Franklin D. Roosevelt
As the 32nd President of the United States Franklin D. Roosevelt was in a similar situation as Barrack Obama, in that during his tenure America went into depression (Eland 102). Unlike Obama who injected billions of dollars into the economy to revive growth, Franklin D. Roosevelt created ‘The New Deal’ that encouraged the increasing construction of buildings and bridges.
Since the construction needed labor, an increasing number of people received employment which in turn spurred economic growth thus ending the depression (Eland 104).
In addition, Roosevelt helped correct the abuses that were taking place in Wall Street through the SEC, created jobs in collaboration with the TVA, WPA as well as other public works projects. Roosevelt was also president at the time World War II was taking place and he was able to lead the nation through the crisis and built a security network to shield America from foreign invasion (Bose & Landis 70). He also established social security which ensured that old and jobless citizens had an income.
President Barrack Obama has made significant contributions to America’s foreign relationship and as such, he has accomplished considerable actions. However, some of the preceding presidents accomplished exceedingly more due to the fact that they either led America through an enormous crisis or transitioned the nation to a greater level.

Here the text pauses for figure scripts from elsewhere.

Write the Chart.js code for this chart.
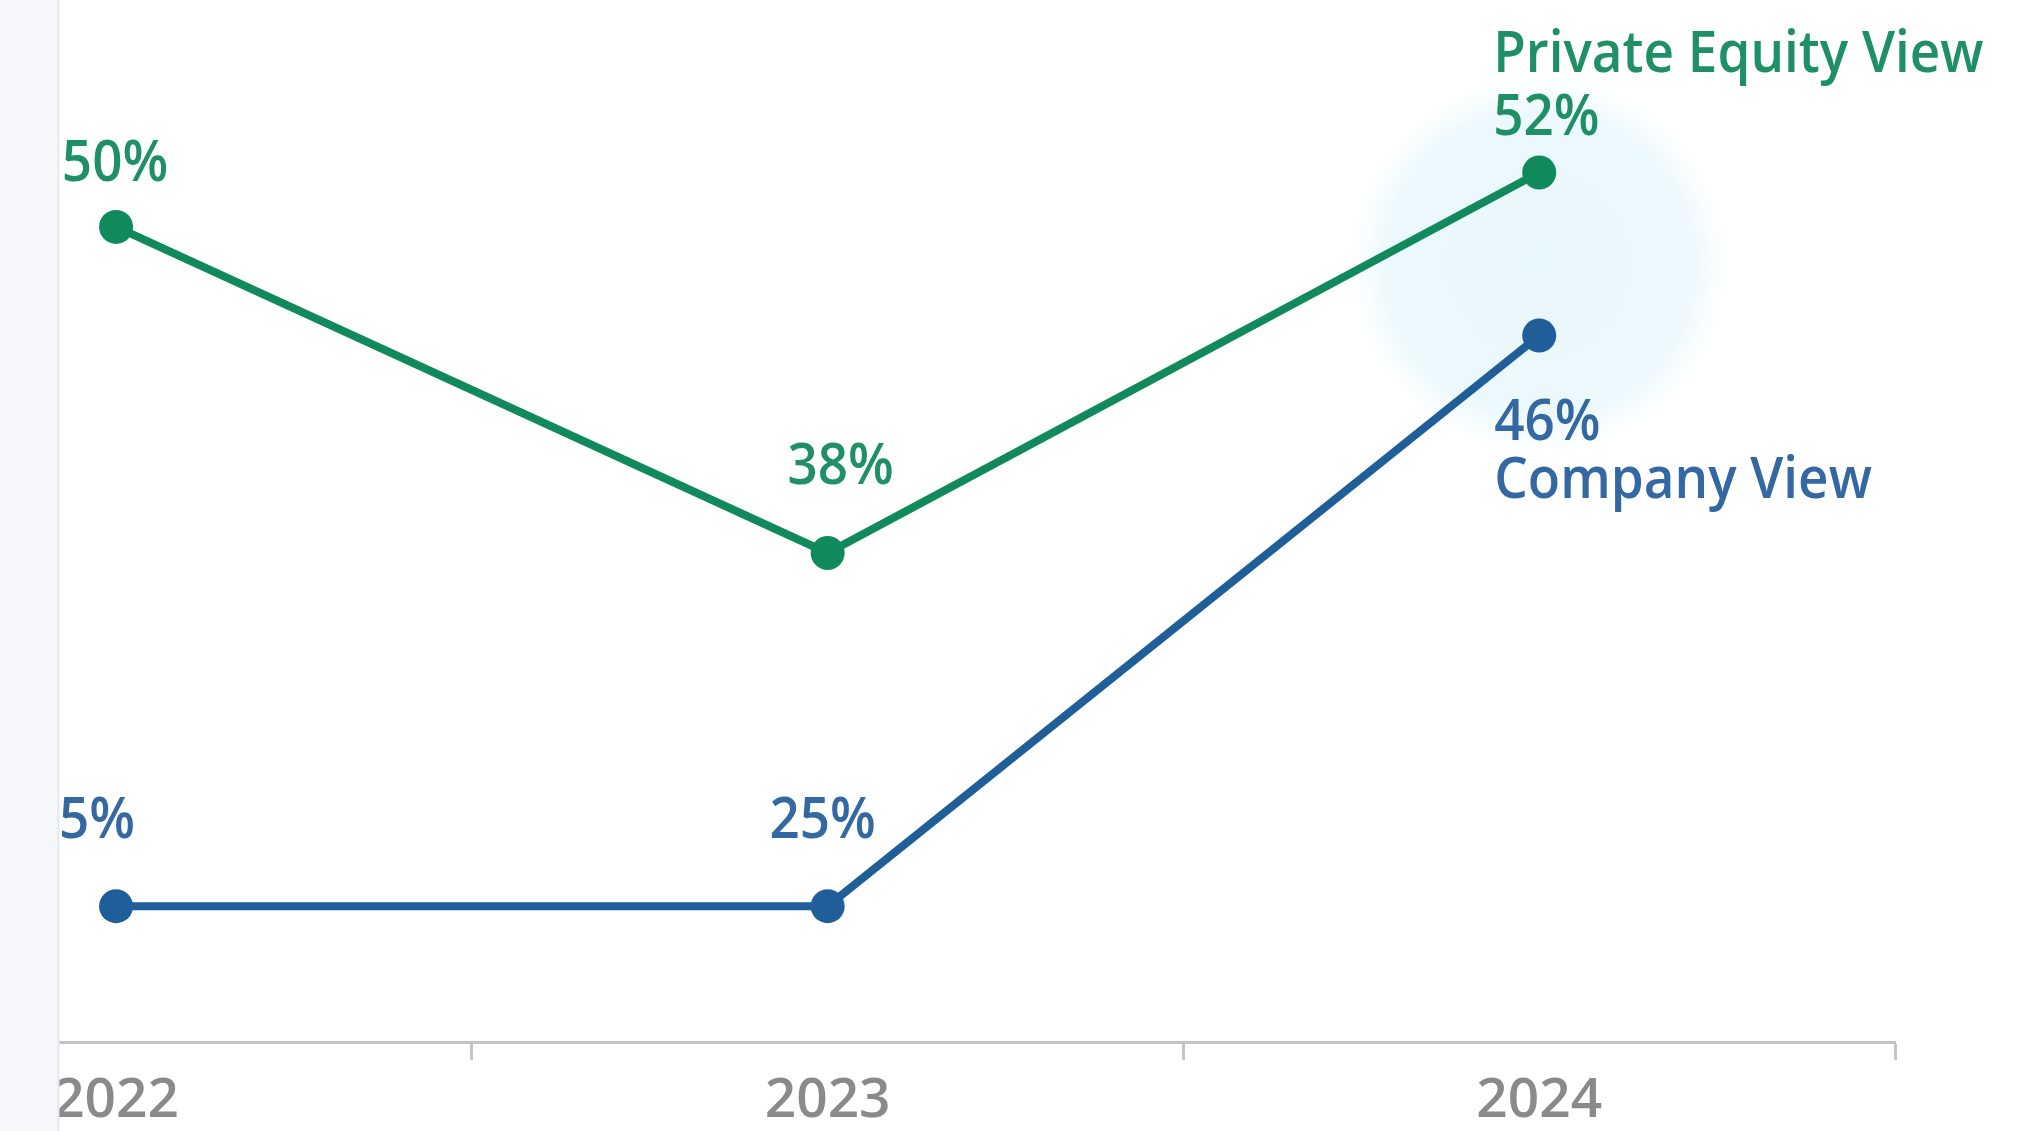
<!DOCTYPE html>
<html>
<head>
<meta charset="utf-8">
<script src="https://cdn.jsdelivr.net/npm/chart.js@4.4.1/dist/chart.umd.min.js"></script>
<style>
  html, body { margin: 0; padding: 0; background: #ffffff; }
  #wrap { position: relative; width: 2021px; height: 1131px; }
</style>
</head>
<body>
<div id="wrap"><canvas id="viewChart"></canvas></div>
<script>
// Chart data
const years = ["2022", "2023", "2024"];
const peValues = [50, 38, 52];
// plotted positions as they appear in the picture
const companyValues = [25, 25, 46];
// value labels as printed next to each point
const peLabels = ["50%", "38%", "52%"];
const companyLabels = ["5%", "25%", "46%"];

const GREEN = "#108a5c";
const GREEN_TEXT = "#1f9065";
const BLUE = "#205e9a";
const BLUE_TEXT = "#3368a2";
const LABEL_FONT = '600 57px "Open Sans", "Noto Sans", sans-serif';
const SQUEEZE = 0.93;

function toPoints(values) {
  return values.map((v, i) => ({ x: i, y: v }));
}

// draws text slightly condensed
function drawText(ctx, text, x, y, align) {
  ctx.save();
  ctx.font = LABEL_FONT;
  const w = ctx.measureText(text).width * SQUEEZE;
  let left = x;
  if (align === "center") left = x - w / 2;
  else if (align === "right") left = x - w;
  ctx.translate(left, y);
  ctx.scale(SQUEEZE, 1);
  ctx.textAlign = "left";
  ctx.textBaseline = "alphabetic";
  ctx.fillText(text, 0, 0);
  ctx.restore();
}

// pale halo behind the latest year
const haloPlugin = {
  id: "halo",
  beforeDatasetsDraw(chart) {
    const { ctx, scales } = chart;
    const cx = scales.x.getPixelForValue(years.length - 1);
    const y1 = scales.y.getPixelForValue(peValues[peValues.length - 1]);
    const y2 = scales.y.getPixelForValue(companyValues[companyValues.length - 1]);
    const cy = (y1 + y2) / 2 + 10;
    const r = 190;
    const g = ctx.createRadialGradient(cx, cy, 0, cx, cy, r);
    g.addColorStop(0, "rgba(232, 247, 252, 1)");
    g.addColorStop(0.8, "rgba(234, 248, 252, 0.9)");
    g.addColorStop(1, "rgba(240, 250, 253, 0)");
    ctx.save();
    ctx.fillStyle = g;
    ctx.beginPath();
    ctx.arc(cx, cy, r, 0, Math.PI * 2);
    ctx.fill();
    ctx.restore();
  },
};

// value labels and series names
const labelPlugin = {
  id: "valueLabels",
  afterDatasetsDraw(chart, args, opts) {
    const { ctx } = chart;
    chart.data.datasets.forEach((ds, di) => {
      const meta = chart.getDatasetMeta(di);
      const place = opts.place[di];
      ctx.fillStyle = ds.textColor;
      meta.data.forEach((pt, i) => {
        const p = place[i];
        drawText(ctx, ds.valueLabels[i], pt.x + p.dx, pt.y + p.dy, p.align);
        if (p.name) {
          drawText(ctx, ds.label, pt.x + p.dx, pt.y + p.name, p.align);
        }
      });
    });
  },
};

// grey strip on the left edge
const sidePlugin = {
  id: "sidePanel",
  afterDraw(chart) {
    const { ctx, chartArea } = chart;
    ctx.save();
    ctx.fillStyle = "#f5f7fb";
    ctx.fillRect(0, 0, chartArea.left, chart.height);
    ctx.strokeStyle = "#e3e9f1";
    ctx.lineWidth = 2;
    ctx.beginPath();
    ctx.moveTo(chartArea.left + 0.5, 0);
    ctx.lineTo(chartArea.left + 0.5, chart.height);
    ctx.stroke();
    ctx.restore();
  },
};

const ctx = document.getElementById("viewChart").getContext("2d");

new Chart(ctx, {
  type: "line",
  data: {
    datasets: [
      {
        label: "Private Equity View",
        data: toPoints(peValues),
        valueLabels: peLabels,
        textColor: GREEN_TEXT,
        borderColor: GREEN,
        backgroundColor: GREEN,
        borderWidth: 8,
        pointRadius: 17,
        pointBorderWidth: 0,
        pointBackgroundColor: GREEN,
        tension: 0,
        clip: false,
      },
      {
        label: "Company View",
        data: toPoints(companyValues),
        valueLabels: companyLabels,
        textColor: BLUE_TEXT,
        borderColor: BLUE,
        backgroundColor: BLUE,
        borderWidth: 8,
        pointRadius: 17,
        pointBorderWidth: 0,
        pointBackgroundColor: BLUE,
        tension: 0,
        clip: false,
      },
    ],
  },
  options: {
    responsive: true,
    maintainAspectRatio: false,
    animation: false,
    layout: { autoPadding: false, padding: { left: 58, right: 126, top: 0, bottom: 0 } },
    scales: {
      x: {
        type: "linear",
        min: -0.0816,
        max: 2.5,
        afterBuildTicks: (scale) => {
          scale.ticks = [0, 0.5, 1, 1.5, 2, 2.5].map((v) => ({ value: v }));
        },
        afterFit: (scale) => {
          scale.height = 89;
        },
        grid: {
          display: true,
          drawOnChartArea: false,
          drawTicks: true,
          tickLength: 18,
          tickWidth: 3,
          tickColor: (c) =>
            c.tick && Number.isInteger(c.tick.value) ? "rgba(0,0,0,0)" : "#c4c4c4",
        },
        border: { display: true, color: "#c4c4c4", width: 3 },
        ticks: {
          autoSkip: false,
          maxRotation: 0,
          padding: 8,
          color: "#8a8a8a",
          font: { family: '"Open Sans", "Noto Sans", sans-serif', size: 55, weight: "600" },
          callback: (v) => (Number.isInteger(v) ? years[v] : ""),
        },
      },
      y: {
        display: false,
        min: 20,
        max: 58.35,
      },
    },
    plugins: {
      legend: { display: false },
      tooltip: { enabled: false },
      valueLabels: {
        place: [
          [
            { dx: -1, dy: -46, align: "center" },
            { dx: 13, dy: -69, align: "center" },
            { dx: -46, dy: -38, align: "left", name: -101 },
          ],
          [
            { dx: -19, dy: -68, align: "center" },
            { dx: -5, dy: -68, align: "center" },
            { dx: -45, dy: 104, align: "left", name: 162 },
          ],
        ],
      },
    },
  },
  plugins: [haloPlugin, labelPlugin, sidePlugin],
});
</script>
</body>
</html>
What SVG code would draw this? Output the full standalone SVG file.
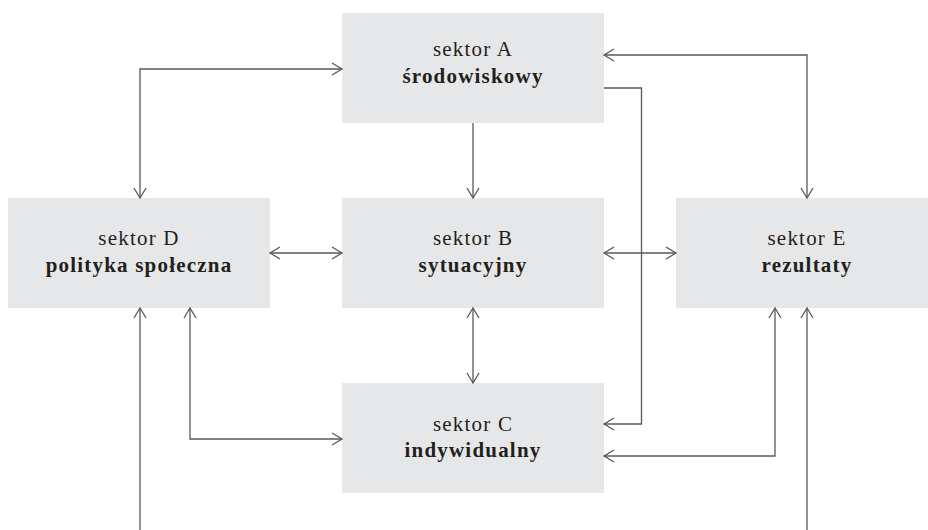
<svg xmlns="http://www.w3.org/2000/svg" width="928" height="530" viewBox="0 0 928 530">
  <defs>
    <marker id="arr" markerUnits="userSpaceOnUse" markerWidth="14" markerHeight="14" viewBox="-12 -7 14 14" refX="0" refY="0" orient="auto-start-reverse">
      <path d="M-10,-6 L0,0 L-10,6" fill="none" stroke="#58595b" stroke-width="1.3"/>
    </marker>
  </defs>
  <style>
    .box { fill: #e6e7e8; }
    .t { font-family: "Liberation Serif", "DejaVu Serif", serif; font-size: 21px; fill: #231f20; text-anchor: middle; letter-spacing: 1.2px; }
    .b { font-weight: bold; }
    .c { fill: none; stroke: #58595b; stroke-width: 1.3; }
  </style>
  <rect width="928" height="530" fill="#ffffff"/>

  <g id="sektor-a">
    <rect class="box" x="342" y="13" width="262" height="110"/>
    <text class="t" x="473" y="56">sektor A</text>
    <text class="t b" x="473" y="83">środowiskowy</text>
  </g>
  <g id="sektor-d">
    <rect class="box" x="8" y="198" width="262" height="110"/>
    <text class="t" x="139" y="245">sektor D</text>
    <text class="t b" x="139" y="272">polityka społeczna</text>
  </g>
  <g id="sektor-b">
    <rect class="box" x="342" y="198" width="262" height="110"/>
    <text class="t" x="473" y="245">sektor B</text>
    <text class="t b" x="473" y="272">sytuacyjny</text>
  </g>
  <g id="sektor-e">
    <rect class="box" x="676" y="198" width="262" height="110"/>
    <text class="t" x="807" y="245">sektor E</text>
    <text class="t b" x="807" y="272">rezultaty</text>
  </g>
  <g id="sektor-c">
    <rect class="box" x="342" y="383" width="262" height="110"/>
    <text class="t" x="473" y="431">sektor C</text>
    <text class="t b" x="473" y="457">indywidualny</text>
  </g>

  <g id="connectors">
    <path class="c" d="M342,69 H140 V198" marker-start="url(#arr)" marker-end="url(#arr)"/>
    <path class="c" d="M473,123 V198" marker-end="url(#arr)"/>
    <path class="c" d="M604,88 H641.5 V424 H604" marker-end="url(#arr)"/>
    <path class="c" d="M604,55 H807 V198" marker-start="url(#arr)" marker-end="url(#arr)"/>
    <path class="c" d="M270,253 H342" marker-start="url(#arr)" marker-end="url(#arr)"/>
    <path class="c" d="M604,253 H676" marker-start="url(#arr)" marker-end="url(#arr)"/>
    <path class="c" d="M473,308 V383" marker-start="url(#arr)" marker-end="url(#arr)"/>
    <path class="c" d="M140,530 V308" marker-end="url(#arr)"/>
    <path class="c" d="M190,308 V439 H342" marker-start="url(#arr)" marker-end="url(#arr)"/>
    <path class="c" d="M775,308 V456 H604" marker-start="url(#arr)" marker-end="url(#arr)"/>
    <path class="c" d="M807,530 V308" marker-end="url(#arr)"/>
  </g>
</svg>
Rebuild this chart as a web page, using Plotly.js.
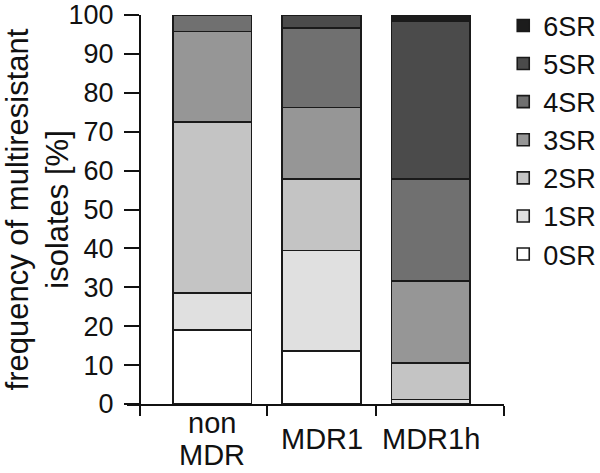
<!DOCTYPE html>
<html>
<head>
<meta charset="utf-8">
<script src="https://cdn.plot.ly/plotly-3.0.1.min.js"></script>
<style>
  html, body { margin: 0; padding: 0; background: white; }
  #chart { width: 600px; height: 473px; }
</style>
</head>
<body>
<div id="chart"></div>
<script>
// Groups on the x axis, label lines as in the figure
const groups = ['non MDR', 'MDR1', 'MDR1h'];
const groupLines = [['non', 'MDR'], ['MDR1'], ['MDR1h']];

// Resistance classes (stacked bottom to top)
const classes = ['0SR', '1SR', '2SR', '3SR', '4SR', '5SR', '6SR'];
const classColors = ['#ffffff', '#e0e0e0', '#c4c4c4', '#969696', '#707070', '#4b4b4b', '#1c1c1c'];

// Frequency [%] per class, one value per group
const sr0 = [19.0, 13.6, 0.0];
const sr1 = [9.5, 25.9, 1.2];
const sr2 = [44.0, 18.3, 9.4];
const sr3 = [23.3, 18.4, 21.0];
const sr4 = [4.2, 20.4, 26.3];
const sr5 = [0.0, 3.4, 40.6];
const sr6 = [0.0, 0.0, 1.5];
const values = [sr0, sr1, sr2, sr3, sr4, sr5, sr6];

// Tick marks under the x axis (axis ends and group boundaries)
const xTickMarks = [-0.66, 0.5, 1.5, 2.67];
const yTicks = [0, 10, 20, 30, 40, 50, 60, 70, 80, 90, 100];

const xPos = groups.map((g, i) => i);

const traces = classes.map((name, k) => ({
    type: 'bar',
    name: name,
    x: xPos,
    y: values[k],
    width: 0.72,
    marker: {
        color: classColors[k],
        line: { color: '#1a1a1a', width: 1.6 }
    },
    hoverinfo: 'name+y'
}));

// Category labels under the axis, one annotation per text line
const lineGap = 32;
const annotations = [];
groupLines.forEach((lines, i) => {
    lines.forEach((txt, j) => {
        annotations.push({
            text: txt,
            x: i,
            xref: 'x',
            y: -0.09,
            yref: 'paper',
            yanchor: 'middle',
            yshift: -((j - (lines.length - 1) / 2) * lineGap),
            showarrow: false,
            font: { size: 29, color: '#111' }
        });
    });
});

const layout = {
    width: 600,
    height: 473,
    barmode: 'stack',
    bargap: 0,
    margin: { l: 127, r: 96, t: 15, b: 69, autoexpand: false },
    paper_bgcolor: 'white',
    plot_bgcolor: 'white',
    font: { family: 'Liberation Sans, Arial, sans-serif', color: '#111' },
    xaxis: {
        type: 'linear',
        range: [-0.78, 2.67],
        tickmode: 'array',
        tickvals: xTickMarks,
        ticktext: xTickMarks.map(() => ''),
        ticks: 'outside',
        ticklen: 10,
        tickwidth: 2,
        tickcolor: '#111',
        showline: true,
        linecolor: '#111',
        linewidth: 2,
        showgrid: false,
        zeroline: false,
        fixedrange: true
    },
    yaxis: {
        range: [0, 100],
        anchor: 'free',
        position: 13 / 377,
        tickmode: 'array',
        tickvals: yTicks,
        ticks: 'outside',
        ticklen: 15,
        tickwidth: 2,
        tickcolor: '#111',
        tickfont: { size: 27, color: '#111' },
        ticklabelstandoff: 5,
        showline: true,
        linecolor: '#111',
        linewidth: 2,
        showgrid: false,
        zeroline: false,
        title: {
            text: 'frequency of multiresistant<br>isolates [%]',
            font: { size: 31, color: '#111' },
            standoff: 0
        },
        fixedrange: true
    },
    legend: {
        x: 0.998,
        xanchor: 'left',
        y: 1.035,
        yanchor: 'top',
        maxheight: 440,
        traceorder: 'reversed',
        font: { size: 27, color: '#111' },
        bgcolor: 'rgba(0,0,0,0)'
    },
    annotations: annotations,
    showlegend: true
};

Plotly.newPlot('chart', traces, layout, { displayModeBar: false, staticPlot: true });
</script>
</body>
</html>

The only crisis in America during president Obama tenure in office was the recession which nevertheless posed a big challenge to the administration. America has not transitioned during Obama’s tenure and hence George Washington, Abraham Lincoln, Theodore Roosevelt, John F Kennedy and Franklin D. Roosevelt outrank him in as far as great accomplishments are concerned.
Bose, Meena & Landis Mark. The Uses and Abuses of Presidential Ratings. New York: Nova Science Publishers, 2003. Print.
Eland, Ivan. Recarving Rushmore: Ranking the Presidents on Peace, Prosperity, and Liberty. Oakland, California: Independent Institute. 2009. Print.
Murray, Robert & Blessing, Tim. Greatness in the White House: Rating the Presidents, from Washington Through Ronald Reagan. University Park, Pennsylvania: Pennsylvania State Univ. Press. 1994. Print.
Ridings, William & McIver, Stuart. Rating the Presidents: A Ranking of U.S. leaders, from the Great and Honorable to the Dishonest and Incompetent. Secaucus, New Jersey: Carol Publishing, 1997. Print.
Skidmore, Max. Presidential Performance: A Comprehensive Review. Jefferson, North Carolina: McFarland & Co. 2004. Print.